## Provided data:

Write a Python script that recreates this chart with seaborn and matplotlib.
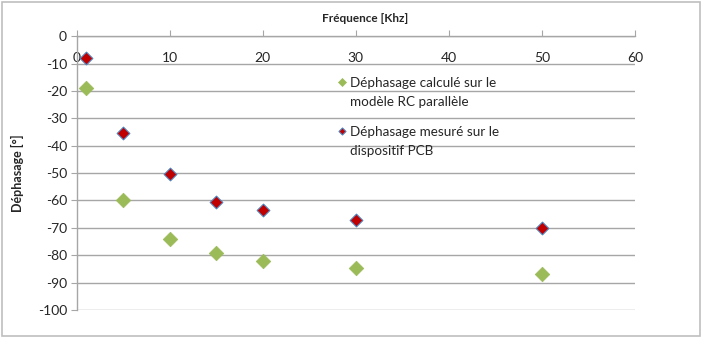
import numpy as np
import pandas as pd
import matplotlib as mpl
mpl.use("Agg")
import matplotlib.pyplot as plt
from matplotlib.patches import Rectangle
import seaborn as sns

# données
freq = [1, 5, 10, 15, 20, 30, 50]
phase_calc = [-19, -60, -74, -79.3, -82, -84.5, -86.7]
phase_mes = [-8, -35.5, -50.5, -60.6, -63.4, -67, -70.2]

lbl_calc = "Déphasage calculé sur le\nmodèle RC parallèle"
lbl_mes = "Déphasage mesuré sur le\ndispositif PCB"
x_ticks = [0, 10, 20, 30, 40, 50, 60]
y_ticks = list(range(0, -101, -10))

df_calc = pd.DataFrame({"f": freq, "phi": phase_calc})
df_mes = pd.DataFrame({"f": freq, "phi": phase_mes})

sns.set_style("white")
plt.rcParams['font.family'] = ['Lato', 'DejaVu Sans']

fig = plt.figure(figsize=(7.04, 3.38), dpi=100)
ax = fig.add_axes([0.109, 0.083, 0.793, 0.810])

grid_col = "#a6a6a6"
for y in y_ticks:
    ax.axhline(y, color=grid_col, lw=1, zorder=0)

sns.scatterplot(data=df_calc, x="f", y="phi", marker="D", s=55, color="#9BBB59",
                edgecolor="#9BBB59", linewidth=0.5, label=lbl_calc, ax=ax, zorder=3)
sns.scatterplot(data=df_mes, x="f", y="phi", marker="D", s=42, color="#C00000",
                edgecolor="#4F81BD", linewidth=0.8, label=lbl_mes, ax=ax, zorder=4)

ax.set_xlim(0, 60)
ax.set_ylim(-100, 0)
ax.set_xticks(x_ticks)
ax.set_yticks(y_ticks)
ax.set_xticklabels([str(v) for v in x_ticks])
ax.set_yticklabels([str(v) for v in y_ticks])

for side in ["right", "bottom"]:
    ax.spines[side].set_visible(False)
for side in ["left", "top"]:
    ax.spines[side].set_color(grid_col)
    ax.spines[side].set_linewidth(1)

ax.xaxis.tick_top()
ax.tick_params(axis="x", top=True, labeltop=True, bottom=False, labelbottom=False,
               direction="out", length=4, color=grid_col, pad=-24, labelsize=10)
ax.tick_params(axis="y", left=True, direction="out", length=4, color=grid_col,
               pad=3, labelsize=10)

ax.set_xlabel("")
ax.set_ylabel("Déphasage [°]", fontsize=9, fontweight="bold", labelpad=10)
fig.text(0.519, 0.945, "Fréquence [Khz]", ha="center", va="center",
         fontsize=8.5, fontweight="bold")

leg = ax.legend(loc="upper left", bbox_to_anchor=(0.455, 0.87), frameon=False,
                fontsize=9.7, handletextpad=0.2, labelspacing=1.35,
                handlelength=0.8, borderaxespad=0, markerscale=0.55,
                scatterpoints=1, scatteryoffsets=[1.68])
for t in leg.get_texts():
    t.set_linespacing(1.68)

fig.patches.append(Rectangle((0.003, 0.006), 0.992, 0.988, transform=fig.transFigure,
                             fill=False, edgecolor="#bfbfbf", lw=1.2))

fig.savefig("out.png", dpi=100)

## What needs to be done:
Copy exactly the lines running from the beginning of the listing through the line that has "phase_mes = [-8, -35.5, -50.5, -60.6, -63.4, -67, -70.2]". Drop the pictures.

## Solution to the exercise:
Write a Python script that recreates this chart with seaborn and matplotlib.
import numpy as np
import pandas as pd
import matplotlib as mpl
mpl.use("Agg")
import matplotlib.pyplot as plt
from matplotlib.patches import Rectangle
import seaborn as sns

# données
freq = [1, 5, 10, 15, 20, 30, 50]
phase_calc = [-19, -60, -74, -79.3, -82, -84.5, -86.7]
phase_mes = [-8, -35.5, -50.5, -60.6, -63.4, -67, -70.2]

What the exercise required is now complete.